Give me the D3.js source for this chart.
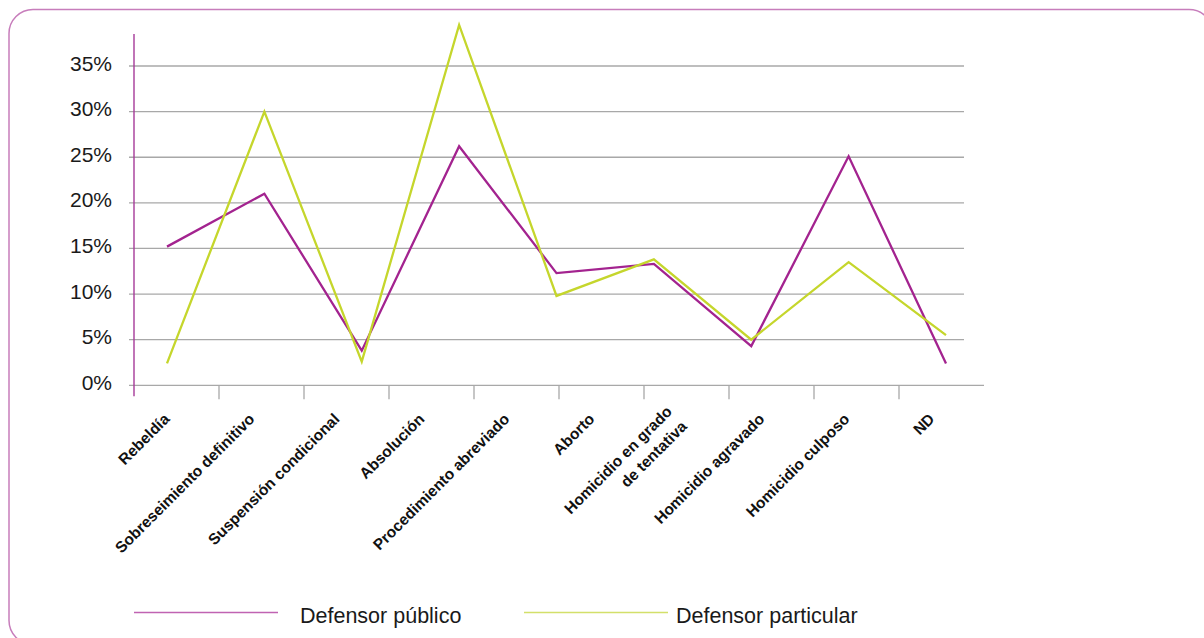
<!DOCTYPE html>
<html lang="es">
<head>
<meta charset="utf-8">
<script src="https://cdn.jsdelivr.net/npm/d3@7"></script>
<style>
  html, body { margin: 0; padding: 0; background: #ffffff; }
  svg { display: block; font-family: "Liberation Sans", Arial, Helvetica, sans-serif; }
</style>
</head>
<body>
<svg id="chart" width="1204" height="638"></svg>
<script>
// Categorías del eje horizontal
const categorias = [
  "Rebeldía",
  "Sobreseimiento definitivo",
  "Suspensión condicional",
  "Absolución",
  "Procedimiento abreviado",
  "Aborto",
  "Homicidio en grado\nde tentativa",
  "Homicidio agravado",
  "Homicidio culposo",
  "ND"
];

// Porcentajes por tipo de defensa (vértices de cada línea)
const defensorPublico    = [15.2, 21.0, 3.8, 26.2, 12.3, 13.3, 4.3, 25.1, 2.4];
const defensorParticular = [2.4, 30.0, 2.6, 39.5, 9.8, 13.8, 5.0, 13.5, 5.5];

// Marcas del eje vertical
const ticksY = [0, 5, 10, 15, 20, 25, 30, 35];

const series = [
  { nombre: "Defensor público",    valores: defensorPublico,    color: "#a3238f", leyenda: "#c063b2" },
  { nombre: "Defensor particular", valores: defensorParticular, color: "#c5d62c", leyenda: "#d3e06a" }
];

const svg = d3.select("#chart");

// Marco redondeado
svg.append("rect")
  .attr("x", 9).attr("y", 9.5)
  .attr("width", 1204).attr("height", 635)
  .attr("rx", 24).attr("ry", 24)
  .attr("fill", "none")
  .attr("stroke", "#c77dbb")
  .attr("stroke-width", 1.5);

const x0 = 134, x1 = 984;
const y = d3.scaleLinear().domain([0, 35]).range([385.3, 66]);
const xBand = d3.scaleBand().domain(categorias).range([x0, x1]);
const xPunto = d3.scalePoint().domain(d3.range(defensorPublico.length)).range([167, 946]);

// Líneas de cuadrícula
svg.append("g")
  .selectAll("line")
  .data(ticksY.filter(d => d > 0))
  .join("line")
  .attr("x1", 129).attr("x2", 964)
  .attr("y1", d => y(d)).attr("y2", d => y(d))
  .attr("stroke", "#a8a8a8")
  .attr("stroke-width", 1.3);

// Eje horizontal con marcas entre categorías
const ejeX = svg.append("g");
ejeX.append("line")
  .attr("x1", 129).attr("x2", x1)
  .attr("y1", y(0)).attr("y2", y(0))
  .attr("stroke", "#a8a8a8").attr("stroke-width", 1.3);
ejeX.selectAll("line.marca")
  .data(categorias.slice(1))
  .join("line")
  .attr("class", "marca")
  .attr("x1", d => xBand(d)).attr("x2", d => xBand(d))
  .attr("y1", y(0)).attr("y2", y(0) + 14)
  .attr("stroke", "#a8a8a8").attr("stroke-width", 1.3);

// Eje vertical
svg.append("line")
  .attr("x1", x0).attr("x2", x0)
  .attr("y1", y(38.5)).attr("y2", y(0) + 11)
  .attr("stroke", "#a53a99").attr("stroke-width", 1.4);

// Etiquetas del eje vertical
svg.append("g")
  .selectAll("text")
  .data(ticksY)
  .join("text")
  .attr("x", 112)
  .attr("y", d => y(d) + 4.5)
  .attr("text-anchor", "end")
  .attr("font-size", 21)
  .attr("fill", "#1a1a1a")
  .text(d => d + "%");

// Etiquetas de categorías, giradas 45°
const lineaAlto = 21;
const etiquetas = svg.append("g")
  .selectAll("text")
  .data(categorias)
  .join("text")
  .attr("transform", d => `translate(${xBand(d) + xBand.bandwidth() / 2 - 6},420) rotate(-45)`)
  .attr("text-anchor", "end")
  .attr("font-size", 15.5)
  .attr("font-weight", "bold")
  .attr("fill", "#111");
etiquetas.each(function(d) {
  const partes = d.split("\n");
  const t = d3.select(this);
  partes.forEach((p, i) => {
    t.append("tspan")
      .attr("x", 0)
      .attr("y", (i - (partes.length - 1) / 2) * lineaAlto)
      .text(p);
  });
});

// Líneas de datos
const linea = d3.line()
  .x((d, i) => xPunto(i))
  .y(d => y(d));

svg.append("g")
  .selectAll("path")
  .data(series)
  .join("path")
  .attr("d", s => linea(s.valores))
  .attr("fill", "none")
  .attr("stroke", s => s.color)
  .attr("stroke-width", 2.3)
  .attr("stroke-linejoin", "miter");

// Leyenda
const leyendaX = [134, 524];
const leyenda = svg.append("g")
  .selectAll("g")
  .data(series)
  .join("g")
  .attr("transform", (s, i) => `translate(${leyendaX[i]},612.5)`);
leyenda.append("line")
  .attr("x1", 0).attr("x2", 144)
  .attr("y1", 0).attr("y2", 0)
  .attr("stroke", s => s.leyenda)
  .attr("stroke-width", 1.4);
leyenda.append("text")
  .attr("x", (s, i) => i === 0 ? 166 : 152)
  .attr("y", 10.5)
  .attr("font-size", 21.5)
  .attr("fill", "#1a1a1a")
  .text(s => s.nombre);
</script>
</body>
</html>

- - -

* [Stated exercise]:
Exclude the pictures. Write out the remaining data exactly.

* [Exercise result]:
Give me the D3.js source for this chart.
<!DOCTYPE html>
<html lang="es">
<head>
<meta charset="utf-8">
<script src="https://cdn.jsdelivr.net/npm/d3@7"></script>
<style>
  html, body { margin: 0; padding: 0; background: #ffffff; }
  svg { display: block; font-family: "Liberation Sans", Arial, Helvetica, sans-serif; }
</style>
</head>
<body>
<svg id="chart" width="1204" height="638"></svg>
<script>
// Categorías del eje horizontal
const categorias = [
  "Rebeldía",
  "Sobreseimiento definitivo",
  "Suspensión condicional",
  "Absolución",
  "Procedimiento abreviado",
  "Aborto",
  "Homicidio en grado\nde tentativa",
  "Homicidio agravado",
  "Homicidio culposo",
  "ND"
];

// Porcentajes por tipo de defensa (vértices de cada línea)
const defensorPublico    = [15.2, 21.0, 3.8, 26.2, 12.3, 13.3, 4.3, 25.1, 2.4];
const defensorParticular = [2.4, 30.0, 2.6, 39.5, 9.8, 13.8, 5.0, 13.5, 5.5];

// Marcas del eje vertical
const ticksY = [0, 5, 10, 15, 20, 25, 30, 35];

const series = [
  { nombre: "Defensor público",    valores: defensorPublico,    color: "#a3238f", leyenda: "#c063b2" },
  { nombre: "Defensor particular", valores: defensorParticular, color: "#c5d62c", leyenda: "#d3e06a" }
];

const svg = d3.select("#chart");

// Marco redondeado
svg.append("rect")
  .attr("x", 9).attr("y", 9.5)
  .attr("width", 1204).attr("height", 635)
  .attr("rx", 24).attr("ry", 24)
  .attr("fill", "none")
  .attr("stroke", "#c77dbb")
  .attr("stroke-width", 1.5);

const x0 = 134, x1 = 984;
const y = d3.scaleLinear().domain([0, 35]).range([385.3, 66]);
const xBand = d3.scaleBand().domain(categorias).range([x0, x1]);
const xPunto = d3.scalePoint().domain(d3.range(defensorPublico.length)).range([167, 946]);

// Líneas de cuadrícula
svg.append("g")
  .selectAll("line")
  .data(ticksY.filter(d => d > 0))
  .join("line")
  .attr("x1", 129).attr("x2", 964)
  .attr("y1", d => y(d)).attr("y2", d => y(d))
  .attr("stroke", "#a8a8a8")
  .attr("stroke-width", 1.3);

// Eje horizontal con marcas entre categorías
const ejeX = svg.append("g");
ejeX.append("line")
  .attr("x1", 129).attr("x2", x1)
  .attr("y1", y(0)).attr("y2", y(0))
  .attr("stroke", "#a8a8a8").attr("stroke-width", 1.3);
ejeX.selectAll("line.marca")
  .data(categorias.slice(1))
  .join("line")
  .attr("class", "marca")
  .attr("x1", d => xBand(d)).attr("x2", d => xBand(d))
  .attr("y1", y(0)).attr("y2", y(0) + 14)
  .attr("stroke", "#a8a8a8").attr("stroke-width", 1.3);

// Eje vertical
svg.append("line")
  .attr("x1", x0).attr("x2", x0)
  .attr("y1", y(38.5)).attr("y2", y(0) + 11)
  .attr("stroke", "#a53a99").attr("stroke-width", 1.4);

// Etiquetas del eje vertical
svg.append("g")
  .selectAll("text")
  .data(ticksY)
  .join("text")
  .attr("x", 112)
  .attr("y", d => y(d) + 4.5)
  .attr("text-anchor", "end")
  .attr("font-size", 21)
  .attr("fill", "#1a1a1a")
  .text(d => d + "%");

// Etiquetas de categorías, giradas 45°
const lineaAlto = 21;
const etiquetas = svg.append("g")
  .selectAll("text")
  .data(categorias)
  .join("text")
  .attr("transform", d => `translate(${xBand(d) + xBand.bandwidth() / 2 - 6},420) rotate(-45)`)
  .attr("text-anchor", "end")
  .attr("font-size", 15.5)
  .attr("font-weight", "bold")
  .attr("fill", "#111");
etiquetas.each(function(d) {
  const partes = d.split("\n");
  const t = d3.select(this);
  partes.forEach((p, i) => {
    t.append("tspan")
      .attr("x", 0)
      .attr("y", (i - (partes.length - 1) / 2) * lineaAlto)
      .text(p);
  });
});

// Líneas de datos
const linea = d3.line()
  .x((d, i) => xPunto(i))
  .y(d => y(d));

svg.append("g")
  .selectAll("path")
  .data(series)
  .join("path")
  .attr("d", s => linea(s.valores))
  .attr("fill", "none")
  .attr("stroke", s => s.color)
  .attr("stroke-width", 2.3)
  .attr("stroke-linejoin", "miter");

// Leyenda
const leyendaX = [134, 524];
const leyenda = svg.append("g")
  .selectAll("g")
  .data(series)
  .join("g")
  .attr("transform", (s, i) => `translate(${leyendaX[i]},612.5)`);
leyenda.append("line")
  .attr("x1", 0).attr("x2", 144)
  .attr("y1", 0).attr("y2", 0)
  .attr("stroke", s => s.leyenda)
  .attr("stroke-width", 1.4);
leyenda.append("text")
  .attr("x", (s, i) => i === 0 ? 166 : 152)
  .attr("y", 10.5)
  .attr("font-size", 21.5)
  .attr("fill", "#1a1a1a")
  .text(s => s.nombre);
</script>
</body>
</html>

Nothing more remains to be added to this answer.